And in my mind's eye I can see him still, the infant Spailpín supine before a black and white PYE television set in the late 1970s in the West of Ireland, listening to Gay Byrne going on and on about what Dublin is like at Christmas when Gay could have been using that valuable time to show even more of those marvellous toys.
Greybo was saying, in that peculiar sing-song that he has, about how wonderful Dublin gets after the 8th of December when the county people come up to Dublin "for to do the bit of shopping, do you see, and they like to meet under Clery's clock and get their bits and pieces, and then off to Bewley's for the cup tea and the sticky bun. Yehwha', Gay? I say, off to Bewley's for the cup of tea and the sticky bun Missus. Lovely. Just lovely. All right. All right. And now here's something I think you'll really enjoy, it's Red Hurley, backed by the Billy Barry kids, to sing The Little Drummer Boy. Take it away Red!"
Poor Gay has long since been taken away himself, and now they've taken away Bewley's as well. National institutions ain't what they used to be.
Whether or not Bewley's ever was what it was supposed to be is what An Spailpín has been wondering these past few days, as he reads the posters outside Gratten's Parliament calling for the people of Dublin to unite to save their bunshop. And if a Spailpín may borrow from a Beatle, Bewley's has probably been dead for about the same time as Elvis, the corncrake, and the door on the latch. If it ever existed at all.
An Spailpín is continually disappointed by his capital city, and his debut visit to Bewley's of Grafton Street was the first inkling, in the mid-nineties, that old Gaybo might have been spinning a bit of a yarn when he was going on about those sticky buns.
I wonder if all the people that are so lonesome after Bewley's ever used to visit the damned place. I have, more than once, and it's been quite hideous every time. The head buck cat of Campbell's Catering, the owners of Bewley's, remarked that it just wasn't viable to run a café on Grafton Street. You may rest easy in your bed tonight sir - by charging six Euro for a cup of tea and a sticky bun that was as hard and as edible as a slíothar, you did your best to make a shilling on Grafton Street.
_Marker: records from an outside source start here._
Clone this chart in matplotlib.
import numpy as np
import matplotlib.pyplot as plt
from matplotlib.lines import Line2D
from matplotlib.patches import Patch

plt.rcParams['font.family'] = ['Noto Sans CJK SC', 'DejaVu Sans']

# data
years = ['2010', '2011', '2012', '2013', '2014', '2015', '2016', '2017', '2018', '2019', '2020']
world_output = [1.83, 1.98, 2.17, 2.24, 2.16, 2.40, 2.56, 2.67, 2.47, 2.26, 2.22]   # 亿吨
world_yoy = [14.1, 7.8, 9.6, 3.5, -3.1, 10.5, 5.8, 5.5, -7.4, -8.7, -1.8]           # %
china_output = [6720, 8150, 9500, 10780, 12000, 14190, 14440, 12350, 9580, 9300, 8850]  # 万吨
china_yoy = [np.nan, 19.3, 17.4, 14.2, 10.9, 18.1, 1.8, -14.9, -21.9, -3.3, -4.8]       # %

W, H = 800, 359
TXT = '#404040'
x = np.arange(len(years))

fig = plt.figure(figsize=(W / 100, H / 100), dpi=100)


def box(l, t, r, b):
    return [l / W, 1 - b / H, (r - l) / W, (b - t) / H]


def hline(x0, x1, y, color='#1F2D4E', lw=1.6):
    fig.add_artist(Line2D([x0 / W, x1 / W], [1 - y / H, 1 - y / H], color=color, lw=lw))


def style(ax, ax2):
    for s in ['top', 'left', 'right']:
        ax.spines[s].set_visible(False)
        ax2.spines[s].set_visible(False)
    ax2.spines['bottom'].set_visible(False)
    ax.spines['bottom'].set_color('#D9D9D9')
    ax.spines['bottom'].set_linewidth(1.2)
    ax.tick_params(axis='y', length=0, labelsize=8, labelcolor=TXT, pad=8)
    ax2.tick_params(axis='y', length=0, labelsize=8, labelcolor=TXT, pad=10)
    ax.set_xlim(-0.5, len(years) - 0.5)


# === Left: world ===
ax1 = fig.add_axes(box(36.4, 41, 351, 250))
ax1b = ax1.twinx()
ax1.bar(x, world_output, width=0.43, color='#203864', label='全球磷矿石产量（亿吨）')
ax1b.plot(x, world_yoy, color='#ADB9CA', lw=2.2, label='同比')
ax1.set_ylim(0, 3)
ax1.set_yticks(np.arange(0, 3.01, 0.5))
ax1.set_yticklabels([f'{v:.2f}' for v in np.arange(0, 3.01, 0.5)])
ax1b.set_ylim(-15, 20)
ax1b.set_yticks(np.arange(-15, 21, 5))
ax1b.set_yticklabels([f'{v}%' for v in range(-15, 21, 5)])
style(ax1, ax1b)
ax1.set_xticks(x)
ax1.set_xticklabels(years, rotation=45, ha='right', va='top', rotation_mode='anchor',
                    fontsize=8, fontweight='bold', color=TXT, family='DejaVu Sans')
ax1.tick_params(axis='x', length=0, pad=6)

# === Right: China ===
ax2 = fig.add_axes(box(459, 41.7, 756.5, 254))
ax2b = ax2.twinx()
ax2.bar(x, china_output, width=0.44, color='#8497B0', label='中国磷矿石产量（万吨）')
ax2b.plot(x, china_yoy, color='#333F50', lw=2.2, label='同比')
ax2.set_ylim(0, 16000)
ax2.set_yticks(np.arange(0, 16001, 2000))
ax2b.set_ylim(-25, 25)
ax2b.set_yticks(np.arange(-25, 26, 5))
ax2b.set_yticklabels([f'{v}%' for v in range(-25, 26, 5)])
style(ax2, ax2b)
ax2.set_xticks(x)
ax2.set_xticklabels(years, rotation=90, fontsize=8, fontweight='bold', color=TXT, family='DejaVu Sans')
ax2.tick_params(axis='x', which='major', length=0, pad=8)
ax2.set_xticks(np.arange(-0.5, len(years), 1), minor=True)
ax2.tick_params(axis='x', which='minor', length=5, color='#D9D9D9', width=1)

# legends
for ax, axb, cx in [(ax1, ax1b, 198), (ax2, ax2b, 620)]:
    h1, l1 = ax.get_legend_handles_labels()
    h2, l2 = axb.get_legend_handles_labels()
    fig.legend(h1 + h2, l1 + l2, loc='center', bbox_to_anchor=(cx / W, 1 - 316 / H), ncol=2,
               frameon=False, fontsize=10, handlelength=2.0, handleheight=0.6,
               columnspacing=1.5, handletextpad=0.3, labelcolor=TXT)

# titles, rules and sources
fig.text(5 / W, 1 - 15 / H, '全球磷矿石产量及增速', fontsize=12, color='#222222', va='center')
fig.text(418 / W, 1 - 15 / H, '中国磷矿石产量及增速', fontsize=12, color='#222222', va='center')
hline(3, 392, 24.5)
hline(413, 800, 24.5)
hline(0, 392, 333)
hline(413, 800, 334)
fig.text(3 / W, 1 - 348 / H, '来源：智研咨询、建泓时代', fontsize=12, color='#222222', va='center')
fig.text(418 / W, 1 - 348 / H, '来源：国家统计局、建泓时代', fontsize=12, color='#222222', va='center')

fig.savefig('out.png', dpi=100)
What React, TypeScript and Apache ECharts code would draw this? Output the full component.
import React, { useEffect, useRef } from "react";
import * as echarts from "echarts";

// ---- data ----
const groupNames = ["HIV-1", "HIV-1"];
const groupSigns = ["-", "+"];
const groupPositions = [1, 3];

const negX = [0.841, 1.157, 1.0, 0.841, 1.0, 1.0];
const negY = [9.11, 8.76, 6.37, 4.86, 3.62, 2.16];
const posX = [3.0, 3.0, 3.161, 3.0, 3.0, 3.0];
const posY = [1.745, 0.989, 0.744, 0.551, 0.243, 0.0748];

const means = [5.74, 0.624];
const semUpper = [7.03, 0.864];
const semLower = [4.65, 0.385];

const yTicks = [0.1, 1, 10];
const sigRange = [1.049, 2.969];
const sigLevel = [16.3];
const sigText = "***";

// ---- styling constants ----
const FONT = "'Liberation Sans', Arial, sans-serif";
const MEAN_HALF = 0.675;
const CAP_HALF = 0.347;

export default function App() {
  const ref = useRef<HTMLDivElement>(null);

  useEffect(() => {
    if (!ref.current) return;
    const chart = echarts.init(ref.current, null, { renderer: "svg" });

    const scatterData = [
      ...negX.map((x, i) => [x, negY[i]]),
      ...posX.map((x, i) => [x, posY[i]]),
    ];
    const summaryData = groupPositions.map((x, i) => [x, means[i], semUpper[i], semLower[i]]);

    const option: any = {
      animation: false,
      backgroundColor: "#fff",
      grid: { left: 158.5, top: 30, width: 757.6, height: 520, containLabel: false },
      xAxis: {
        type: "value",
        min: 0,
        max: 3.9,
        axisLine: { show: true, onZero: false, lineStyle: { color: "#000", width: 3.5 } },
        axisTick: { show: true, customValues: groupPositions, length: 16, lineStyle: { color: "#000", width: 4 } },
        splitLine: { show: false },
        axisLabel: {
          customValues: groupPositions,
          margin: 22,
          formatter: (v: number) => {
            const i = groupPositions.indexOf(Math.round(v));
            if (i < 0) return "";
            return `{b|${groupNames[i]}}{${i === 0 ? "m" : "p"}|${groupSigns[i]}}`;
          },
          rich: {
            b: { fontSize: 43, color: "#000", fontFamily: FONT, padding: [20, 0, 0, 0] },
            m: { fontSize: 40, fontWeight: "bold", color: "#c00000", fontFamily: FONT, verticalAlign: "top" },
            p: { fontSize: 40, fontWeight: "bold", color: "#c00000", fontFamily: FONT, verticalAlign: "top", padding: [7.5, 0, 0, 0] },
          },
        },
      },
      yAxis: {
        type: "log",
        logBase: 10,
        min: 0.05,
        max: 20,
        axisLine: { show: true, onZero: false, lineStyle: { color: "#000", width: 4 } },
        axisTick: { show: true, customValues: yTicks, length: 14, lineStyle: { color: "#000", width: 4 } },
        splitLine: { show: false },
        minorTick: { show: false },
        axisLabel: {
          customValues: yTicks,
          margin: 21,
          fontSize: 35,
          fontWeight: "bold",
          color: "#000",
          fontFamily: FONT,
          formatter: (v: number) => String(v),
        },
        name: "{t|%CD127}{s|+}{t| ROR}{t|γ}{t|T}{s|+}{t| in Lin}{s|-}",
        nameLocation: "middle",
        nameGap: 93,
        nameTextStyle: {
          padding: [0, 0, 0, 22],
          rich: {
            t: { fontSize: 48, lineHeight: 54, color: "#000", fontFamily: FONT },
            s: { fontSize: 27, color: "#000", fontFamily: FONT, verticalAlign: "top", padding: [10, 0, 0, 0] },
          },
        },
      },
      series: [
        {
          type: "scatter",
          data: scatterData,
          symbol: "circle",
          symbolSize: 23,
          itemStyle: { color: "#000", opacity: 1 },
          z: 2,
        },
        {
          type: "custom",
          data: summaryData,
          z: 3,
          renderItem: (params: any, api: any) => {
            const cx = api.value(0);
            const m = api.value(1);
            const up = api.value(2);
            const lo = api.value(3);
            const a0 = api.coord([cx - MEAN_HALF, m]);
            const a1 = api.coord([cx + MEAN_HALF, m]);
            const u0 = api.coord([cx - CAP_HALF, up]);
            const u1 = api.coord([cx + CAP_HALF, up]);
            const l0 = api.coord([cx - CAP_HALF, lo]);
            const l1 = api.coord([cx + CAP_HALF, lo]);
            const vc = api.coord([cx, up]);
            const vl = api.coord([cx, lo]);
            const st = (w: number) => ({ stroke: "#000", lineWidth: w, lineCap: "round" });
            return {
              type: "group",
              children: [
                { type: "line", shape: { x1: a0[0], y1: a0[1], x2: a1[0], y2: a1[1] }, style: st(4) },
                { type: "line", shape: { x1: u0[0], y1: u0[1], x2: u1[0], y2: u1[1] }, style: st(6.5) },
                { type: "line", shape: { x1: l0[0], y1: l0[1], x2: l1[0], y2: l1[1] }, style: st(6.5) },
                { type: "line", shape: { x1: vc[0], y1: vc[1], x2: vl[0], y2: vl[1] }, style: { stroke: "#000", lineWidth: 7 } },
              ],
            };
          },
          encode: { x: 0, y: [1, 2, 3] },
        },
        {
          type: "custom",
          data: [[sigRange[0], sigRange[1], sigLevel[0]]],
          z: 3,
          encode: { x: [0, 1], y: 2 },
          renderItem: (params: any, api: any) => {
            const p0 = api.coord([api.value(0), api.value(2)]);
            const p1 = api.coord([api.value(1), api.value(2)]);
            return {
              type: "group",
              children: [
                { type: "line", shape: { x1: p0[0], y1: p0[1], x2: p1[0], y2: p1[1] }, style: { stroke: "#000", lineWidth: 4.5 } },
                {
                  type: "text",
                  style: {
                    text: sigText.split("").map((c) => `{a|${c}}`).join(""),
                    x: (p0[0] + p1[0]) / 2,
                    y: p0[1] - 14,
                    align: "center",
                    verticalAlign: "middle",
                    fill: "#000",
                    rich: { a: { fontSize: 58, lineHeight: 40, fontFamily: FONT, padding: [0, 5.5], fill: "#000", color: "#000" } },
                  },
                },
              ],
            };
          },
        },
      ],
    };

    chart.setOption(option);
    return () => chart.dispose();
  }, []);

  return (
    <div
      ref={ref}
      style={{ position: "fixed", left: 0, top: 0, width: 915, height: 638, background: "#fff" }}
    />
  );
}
Dining in Bewley's was not dissimilar to dining in Manhattan only if one was in the habit of taking one's meals at Grand Central Station. There was hustle and there was bustle in Bewley's of Grafton Street, but a reflective cup of scald, a smoke and philosophical discussion of the world? Pick some other joint fella, we're moving it along, getting along, getting ahead.
I believe that there are those that say it wasn't so much the sticky buns but the architecture that's the great loss in Bewley's. An Spailpín knows only one thing about architecture, and that is that you can't eat it. Those who were going to Bewley's to gape out the windows mustn't have been very hungry. Or else had long ago damaged the dentures on those titanium buns and were taking no further chances.
Watching the sad faces on RTÉ and Sky News this evening as the dear old padlock went around Bewley's front door, I began to wonder if anyone had ever really believed this nonsense about Bewley's, that it was some sort of uber-café where the elite meet to eat and greet. Surely a chophouse is a chophouse where-ever you go. As such, I conducted an experiment. I flicked over to TG4, to see if the Bewley's closure had impacted in Ireland, as opposed to Dublin. Nothing. Not a peep. The notion of Bewley's as a Platonic dining ideal appears to be uniquely an invention of the Pale, rather like their needing to win the All-Ireland to save the very game of Gaelic Football itself. So farewell then Bewley's - pull the door after you.